小蕙烫个短发,圆脸,说话慢,声音带着磁性,一句是一句的,貌似温柔。其实接触长了就知道,她这人刚柔相济,温柔里藏着小刀,对人爱憎分明,眼里不揉沙子,说话也常常带着骨头。我觉得她的脾气有时候“外圆内方”,有时候是“外也不圆,内却很方”。比如她写散文,套路很硬,内容很实,从不写养花种草,或灯下小品。那些慵懒、吟弄风月之类的阴柔文字,为她所不齿。她热衷于介入现实,对社会问题发言。
记得有一次讨论北京该不该砍掉老槐树,她激动得四处发表文章,说那些老槐树是“老北京的门风”,要求保护老北京的原汁原味。这几年,她家里经常组织学者沙龙,我就去过几回。那些人各种职业,穿着平凡,但指评江山却肆无忌惮,谈时政经济、医疗改革、高官内幕、最新禁书等等,我听起来很新鲜很过瘾。林道静进了卢嘉川的圈子,也就我这样。小蕙在沙龙里跟客人激辩。我们都说,你别让她眼睛扫着,扫着就毙你。按小蕙的话说,“虽然北京人被上海人嘲笑为‘家里都揭不开锅了,还政治局怎么着怎么着呢’,但北京人确实关注时政社会——光满足于当个小女人,挺没劲的,散文总得有点骨头啊。”
她作为散文界“老姐”,对我等这帮小辈充分体现了“爱幼”风范。她说起身边新冒出的后辈,总是满口赞扬,夸我当然更不吝华辞了。我明白所谓“癞痢头儿子自家的好”,她是把我当自己人。“非典”那年,鲁迅文学院开办为期一年的“中青年作家研讨班”,我想去混混。承朋友多方帮忙,小蕙又引见了鲁院副院长王彬,我如愿以偿。我去的那天下雨,王彬冒雨接我,帮我把行李提到宿舍门口,专门说,是小蕙叮嘱过的。我电话里夸她:“我看你行,能量挺大。”她笑道:“准确地说,能量特大。”

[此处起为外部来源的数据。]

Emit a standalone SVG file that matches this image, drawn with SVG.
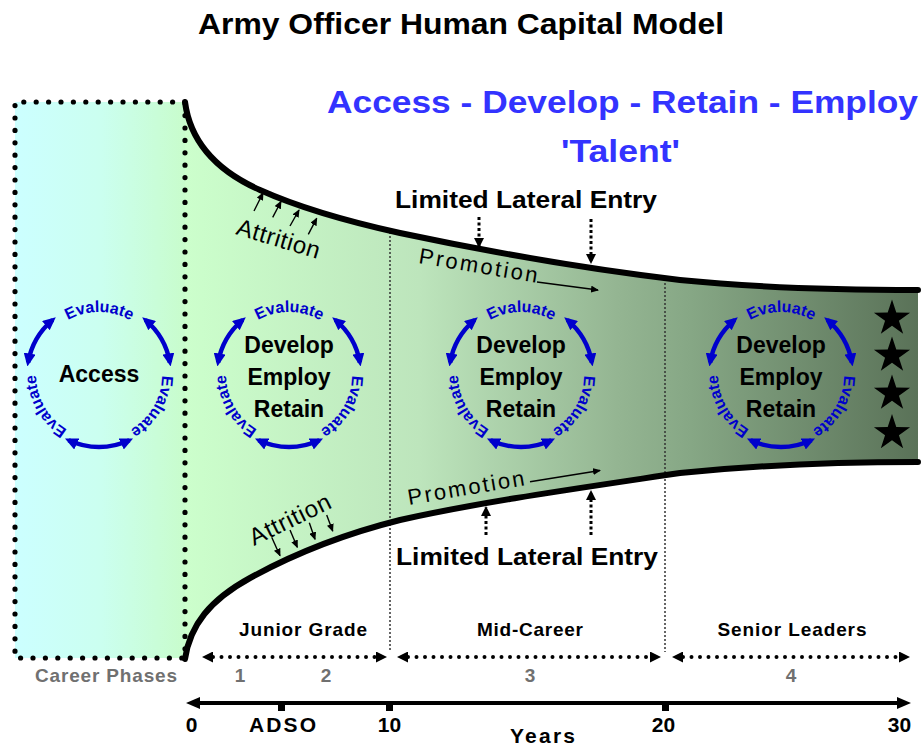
<svg xmlns="http://www.w3.org/2000/svg" width="922" height="746" viewBox="0 0 922 746">
<style>
text{font-family:"Liberation Sans",Arial,Helvetica,sans-serif}
.ctr{font-weight:bold;font-size:23px;fill:#000;text-anchor:middle}
.ev{font-weight:bold;font-size:16px;fill:#0000cc;text-anchor:middle}
.arc{fill:none;stroke:#0000cc;stroke-width:4.5;marker-start:url(#cyc);marker-end:url(#cyc)}
.edge{fill:none;stroke:#000;stroke-width:6;stroke-linecap:round}
.thin{fill:none;stroke:#000;stroke-width:1.4;marker-end:url(#sm)}
.lat{fill:none;stroke:#000;stroke-width:3;stroke-dasharray:3 2.5;marker-end:url(#lat)}
.vdiv{fill:none;stroke:#333;stroke-width:1.5;stroke-dasharray:2 2}
.ph{fill:none;stroke:#000;stroke-width:4;stroke-linecap:round;stroke-dasharray:0 8.5;marker-start:url(#pha);marker-end:url(#pha)}
.lab{font-weight:bold;font-size:19px;fill:#000;text-anchor:middle}
.gray{font-weight:bold;font-size:19px;fill:#707070;text-anchor:middle}
.ax{font-weight:bold;font-size:21px;fill:#000;text-anchor:middle}
.lle{font-weight:bold;font-size:23px;fill:#000}
.side{font-size:24px;fill:#000}
.promo{font-size:22px;fill:#000}
</style>
<defs>
<linearGradient id="gAcc" gradientUnits="userSpaceOnUse" x1="15" y1="0" x2="185" y2="0">
<stop offset="0" stop-color="#ccffff"/><stop offset="0.5" stop-color="#cbfff0"/><stop offset="1" stop-color="#c8fccc"/>
</linearGradient>
<linearGradient id="gFun" gradientUnits="userSpaceOnUse" x1="185" y1="0" x2="918" y2="0">
<stop offset="0" stop-color="#ccffcc"/><stop offset="0.32" stop-color="#bde5bc"/><stop offset="0.59" stop-color="#94b592"/><stop offset="0.69" stop-color="#86a785"/><stop offset="1" stop-color="#5a7258"/>
</linearGradient>
<marker id="cyc" viewBox="0 0 13 12" refX="9" refY="6" markerWidth="13" markerHeight="12" markerUnits="userSpaceOnUse" orient="auto-start-reverse"><path d="M0,0 L13,6 L0,12 z" fill="#0000cc"/></marker>
<marker id="sm" viewBox="0 0 8 7" refX="7" refY="3.5" markerWidth="8" markerHeight="7" markerUnits="userSpaceOnUse" orient="auto"><path d="M0,0 L8,3.5 L0,7 z" fill="#000"/></marker>
<marker id="lat" viewBox="0 0 10 10" refX="9" refY="5" markerWidth="10" markerHeight="10" markerUnits="userSpaceOnUse" orient="auto"><path d="M0,0 L10,5 L0,10 z" fill="#000"/></marker>
<marker id="pha" viewBox="0 0 11 11" refX="0" refY="5.5" markerWidth="11" markerHeight="11" markerUnits="userSpaceOnUse" orient="auto-start-reverse"><path d="M0,0 L11,5.5 L0,11 z" fill="#000"/></marker>
<marker id="axh" viewBox="0 0 14 12" refX="1" refY="6" markerWidth="14" markerHeight="12" markerUnits="userSpaceOnUse" orient="auto-start-reverse"><path d="M0,0 L14,6 L0,12 z" fill="#000"/></marker>
<path id="tc" d="M0,63 A63,63 0 1 1 0,-63 A63,63 0 1 1 0,63"/>
<path id="star" d="M0,-19 L4.29,-5.91 L18.07,-5.87 L6.94,2.26 L11.17,15.37 L0,7.3 L-11.17,15.37 L-6.94,2.26 L-18.07,-5.87 L-4.29,-5.91 Z" fill="#000"/>
</defs>

<rect width="922" height="746" fill="#fff"/>

<g id="titles">
<text x="198" y="34" font-size="30" font-weight="bold" textLength="526" lengthAdjust="spacingAndGlyphs">Army Officer Human Capital Model</text>
<text x="327" y="113" font-size="31" font-weight="bold" fill="#3333ff" textLength="591" lengthAdjust="spacingAndGlyphs">Access - Develop - Retain - Employ</text>
<text x="561" y="162" font-size="31" font-weight="bold" fill="#3333ff" textLength="119" lengthAdjust="spacingAndGlyphs">'Talent'</text>
</g>

<g id="background">
<rect x="15" y="102" width="171" height="556" fill="url(#gAcc)"/>
<path d="M185,102 C190,140 215,170 260,190 C300,208 350,222 400,233 C480,250 580,268 680,280 C760,288 850,290 918,290 L918,462 C850,462 760,465 680,473 C580,488 480,502 400,520 C340,535 290,556 250,578 C210,600 190,625 185,659 Z" fill="url(#gFun)"/>
</g>

<g id="access-box">
<path d="M185,102 L15,102 L15,658 L185,658 L185,102" fill="none" stroke="#000" stroke-width="5.2" stroke-linecap="round" stroke-dasharray="0 12.4"/>
</g>

<g id="dividers">
<path class="vdiv" d="M390,232 L390,652"/>
<path class="vdiv" d="M665,279 L665,652"/>
</g>

<g id="funnel-edges">
<path class="edge" d="M185,102 C190,140 215,170 260,190 C300,208 350,222 400,233 C480,250 580,268 680,280 C760,288 850,290 918,290"/>
<path class="edge" d="M185,659 C190,625 210,600 250,578 C290,556 340,535 400,520 C480,502 580,488 680,473 C760,465 850,462 918,462"/>
</g>

<g id="cycle-access" transform="translate(99,375)">
<path class="arc" d="M-70.91,-12.5 A72,72 0 0 1 -46.28,-55.15"/>
<path class="arc" d="M46.28,-55.15 A72,72 0 0 1 70.91,-12.5"/>
<path class="arc" d="M30.43,65.25 A72,72 0 0 1 -30.43,65.25"/>
<text class="ev"><textPath href="#tc" startOffset="197.9">Evaluate</textPath></text>
<text class="ev"><textPath href="#tc" startOffset="329.9">Evaluate</textPath></text>
<text class="ev"><textPath href="#tc" startOffset="66">Evaluate</textPath></text>
<text class="ctr" x="0" y="7">Access</text>
</g>

<g id="cycle-junior" transform="translate(289,375)">
<path class="arc" d="M-70.91,-12.5 A72,72 0 0 1 -46.28,-55.15"/>
<path class="arc" d="M46.28,-55.15 A72,72 0 0 1 70.91,-12.5"/>
<path class="arc" d="M30.43,65.25 A72,72 0 0 1 -30.43,65.25"/>
<text class="ev"><textPath href="#tc" startOffset="197.9">Evaluate</textPath></text>
<text class="ev"><textPath href="#tc" startOffset="329.9">Evaluate</textPath></text>
<text class="ev"><textPath href="#tc" startOffset="66">Evaluate</textPath></text>
<text class="ctr" x="0" y="-22">Develop</text>
<text class="ctr" x="0" y="10">Employ</text>
<text class="ctr" x="0" y="42">Retain</text>
</g>

<g id="cycle-mid" transform="translate(521,375)">
<path class="arc" d="M-70.91,-12.5 A72,72 0 0 1 -46.28,-55.15"/>
<path class="arc" d="M46.28,-55.15 A72,72 0 0 1 70.91,-12.5"/>
<path class="arc" d="M30.43,65.25 A72,72 0 0 1 -30.43,65.25"/>
<text class="ev"><textPath href="#tc" startOffset="197.9">Evaluate</textPath></text>
<text class="ev"><textPath href="#tc" startOffset="329.9">Evaluate</textPath></text>
<text class="ev"><textPath href="#tc" startOffset="66">Evaluate</textPath></text>
<text class="ctr" x="0" y="-22">Develop</text>
<text class="ctr" x="0" y="10">Employ</text>
<text class="ctr" x="0" y="42">Retain</text>
</g>

<g id="cycle-senior" transform="translate(781,375)">
<path class="arc" d="M-70.91,-12.5 A72,72 0 0 1 -46.28,-55.15"/>
<path class="arc" d="M46.28,-55.15 A72,72 0 0 1 70.91,-12.5"/>
<path class="arc" d="M30.43,65.25 A72,72 0 0 1 -30.43,65.25"/>
<text class="ev"><textPath href="#tc" startOffset="197.9">Evaluate</textPath></text>
<text class="ev"><textPath href="#tc" startOffset="329.9">Evaluate</textPath></text>
<text class="ev"><textPath href="#tc" startOffset="66">Evaluate</textPath></text>
<text class="ctr" x="0" y="-22">Develop</text>
<text class="ctr" x="0" y="10">Employ</text>
<text class="ctr" x="0" y="42">Retain</text>
</g>

<g id="stars">
<use href="#star" x="892" y="318.5"/>
<use href="#star" x="892" y="355.5"/>
<use href="#star" x="892" y="393.5"/>
<use href="#star" x="892" y="433"/>
</g>

<g id="flow-labels">
<text class="side" transform="translate(235,234) rotate(16.8)" textLength="86">Attrition</text>
<text class="side" transform="translate(254,546) rotate(-26)" textLength="88">Attrition</text>
<text class="promo" transform="translate(418,263) rotate(9.5)" textLength="120">Promotion</text>
<text class="promo" transform="translate(409,505) rotate(-9.7)" textLength="118">Promotion</text>
<text class="lle" x="395" y="208" textLength="262" lengthAdjust="spacingAndGlyphs">Limited Lateral Entry</text>
<text class="lle" x="396" y="565" textLength="262" lengthAdjust="spacingAndGlyphs">Limited Lateral Entry</text>
</g>

<g id="connectors">
<path class="thin" d="M254,211 L263,193"/>
<path class="thin" d="M272.7,217.3 L281,201.5"/>
<path class="thin" d="M290,226 L299,210"/>
<path class="thin" d="M308.3,234.3 L316.7,218.3"/>
<path class="thin" d="M271.7,537.3 L280,555.7"/>
<path class="thin" d="M290,530 L297.3,547.3"/>
<path class="thin" d="M309.3,522.7 L315,539.3"/>
<path class="thin" d="M326.7,515 L332.7,531"/>
<path class="thin" d="M537,282 L598,290"/>
<path class="thin" d="M530,481.7 L600,470.5"/>
<path class="lat" d="M479,217 L479,247"/>
<path class="lat" d="M591,219 L591,263"/>
<path class="lat" d="M486,535 L486,507"/>
<path class="lat" d="M591,535 L591,491"/>
<path class="ph" d="M213,657 L376,657"/>
<path class="ph" d="M408,657 L650,657"/>
<path class="ph" d="M683,657 L899,657"/>
<path d="M199,703 L898,703" fill="none" stroke="#000" stroke-width="4" marker-start="url(#axh)" marker-end="url(#axh)"/>
<rect x="278" y="703" width="7" height="8" fill="#000"/>
<rect x="386" y="703" width="7" height="8" fill="#000"/>
<rect x="662" y="703" width="7" height="8" fill="#000"/>
</g>

<g id="phase-labels">
<text class="lab" x="303" y="636" textLength="128">Junior Grade</text>
<text class="lab" x="530" y="636" textLength="106">Mid-Career</text>
<text class="lab" x="792" y="636" textLength="149">Senior Leaders</text>
<text class="gray" x="35" y="682" textLength="142" style="text-anchor:start">Career Phases</text>
<text class="gray" x="240" y="682">1</text>
<text class="gray" x="326" y="682">2</text>
<text class="gray" x="530" y="682">3</text>
<text class="gray" x="791" y="682">4</text>
</g>

<g id="axis-labels">
<text class="ax" x="191.5" y="732">0</text>
<text class="ax" x="282.5" y="732" textLength="67">ADSO</text>
<text class="ax" x="389.5" y="732">10</text>
<text class="ax" x="663.5" y="732">20</text>
<text class="ax" x="899.5" y="732">30</text>
<text class="ax" x="542.5" y="743" textLength="65">Years</text>
</g>
</svg>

小蕙当然也“敬老”。往上推10年到15年,是小蕙驰骋江湖最繁盛的时期,季羡林、张中行、王蒙、李国文等人,她都过从甚密。“只要能说出名头的,你说是谁吧”。季羡林曾说小蕙是新闻出版界的“五朵金花”之一。按小蕙的说法,你年龄小,你要有苦恼,可以跟我诉说;我要有苦恼,就得跟老人们诉说。前不几天,李国文还在邮件中跟小蕙说:“我的原则是寻找快乐。即使没有快乐,也从不自寻烦恼。”小蕙深以为然。
但小蕙这人有点怪,有时候她很迂腐很书生认死理。最近中国华侨出版社出版的《我的一九七七》,收录了陈建功、雷颐、吴思、叶兆言、周国平、肖复兴这些七七、七八级大学生的文章。小蕙是南开七八级中文系的,因书里有她一篇《怎能忘怀我的南开》,央视请她做节目,小蕙以“演员明星才用形象交流,作家还是应该用文字交流”而婉拒。
她有时候严肃得很。前年,她带队组织几个朋友去长春参加奥林匹克雕塑巡展,同去的人里有张颐武、邱华栋等。我们几个吃过晚饭遛达着去听二人转。二人转嘛,也娱乐也庸俗也搞笑,我们几个笑得嘎嘎的,恨不能满地打滚。但小蕙在旁边一言不发,散发着一股批判的冷气,吓得我们几个也不得不吐着舌头、收敛起鬃毛,悻悻而退。这就是不按照常理出牌的韩小蕙。